Today in History:

445 Series I Volume XXX-I Serial 50 - Chickamauga Part I

Page 445 Chapter XIII. THE CHICKAMAUGA CAMPAIGN.


HDQRS. 1ST BRIG., 4TH DIV., 14TH ARMY CORPS,
November 10, 1863.

GENERAL: On August 16, in accordance with orders received from headquarters Department of the Cumberland, my command, consisting of the Seventy-second Indiana, Colonel A. O. Miller; Seventeenth Indiana, Lieutenant Colonel Henry Jordan; Ninety-second Illinois, Colonel S. D. Atkins; Ninety-eighth Illinois, Colonel J. J. Funkhouser; One hundred and twenty-third Illinois, Colonel James Monroe; and the Eight-eenth Indiana Battery, Captain Eli Lilly, constituting the First Brigade of Mounted Infantry, commenced the ascent of the Cumberland Mountains on the road from Decherd to Tracy City.

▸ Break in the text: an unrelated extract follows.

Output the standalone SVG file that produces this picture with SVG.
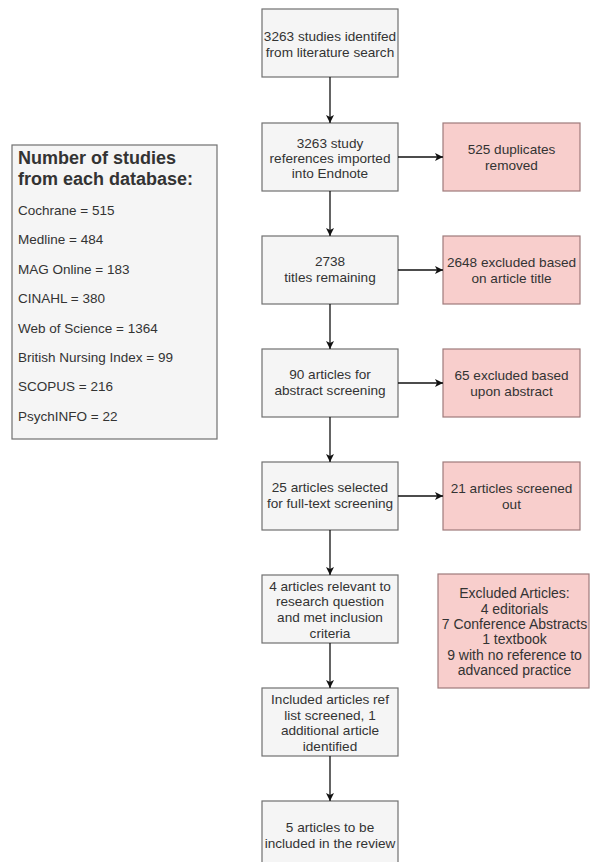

We camped that night at the Southern University, and early next morning started for Tracy City, arriving there at night, over roads very muddy and much cut up by the retreat of the rebels. The next morning we moved on toward Therman, in Sequatchie Valley, making about 20 miles, being delayed to repair the roads so that our artillery and trains could pass. Next day we descended into Sequatchie Valley at Therman, surprising and capturing a party of 14 rebels and releasing 5 Union prisoners they were about to hang, and proceeded to Dunlap, arriving there about an hour sooner than General Palmer's division, of General Crittenden's corps. The next morning we started over Walden's Ridge. Being delayed by General Hazen's brigade in going up the mountain we did not reach the summit until 1 p. m., when, taking the lead, crossed the mountain, going down it a Poe's Tavern, surprising and capturing Captain Carson and a party of rebels, 11 in number, releasing 3 Union men whom they held as prisoners.

The next morning before daylight I put the command in motion, sending Colonel Funkhouser with the Ninety-eighth Illinois and Ninety-second Illinois and a section of Lilly's battery to demonstrate upon Harrison, 6 miles distant, and with the remainder of the command proceeded rapidly toward Chattanooga, 15 miles distant, sending a scouting party of two companies of the Seventeenth Indiana, under Captain Vail (Company H, Seventeenth Indiana), to examine the river between the mouth of North Chickamauga and Chattanooga. We approached Chattanooga so unexpectedly as to capture the animals and some of the men of a battery, and part of the picket stationed on the north side of the river, and wounding a number of the relief pickets who were crossing in a boat to the north side of the river before they could get beyond our fire. The troops and people in the town seemed to be in great consternation, running in all directions. Presently some guns in a battery on the west side of town opened upon us, and Captain Lilly replied to them, in a short time silencing their fire, when they opened upon us from a rifled 32-pounder, the first shot from which killed 4 horses and mortally wounded Corporal McCorkle, of the Eighteenth Indiana Battery. It, however, fired but four shots before Captain Lilly silenced it also, one of his shells exploding in the embrasure from which the gun was being fired, killing a captain and 3 men. He succeeded also in sinking the steamer Paint Rock, and disabling another lying at the landing, and sinking a number of their pontoons, which were laid in the stream preparatory to being swung across the river. We then commenced making feints as if trying to cross the river at different points for 40 miles above the town, and succeeded in so deceiving them as to induce them to use an entire army corps to prevent the execution of such a purpose, they working every night fortifying


Page 445 Chapter XIII. THE CHICKAMAUGA CAMPAIGN.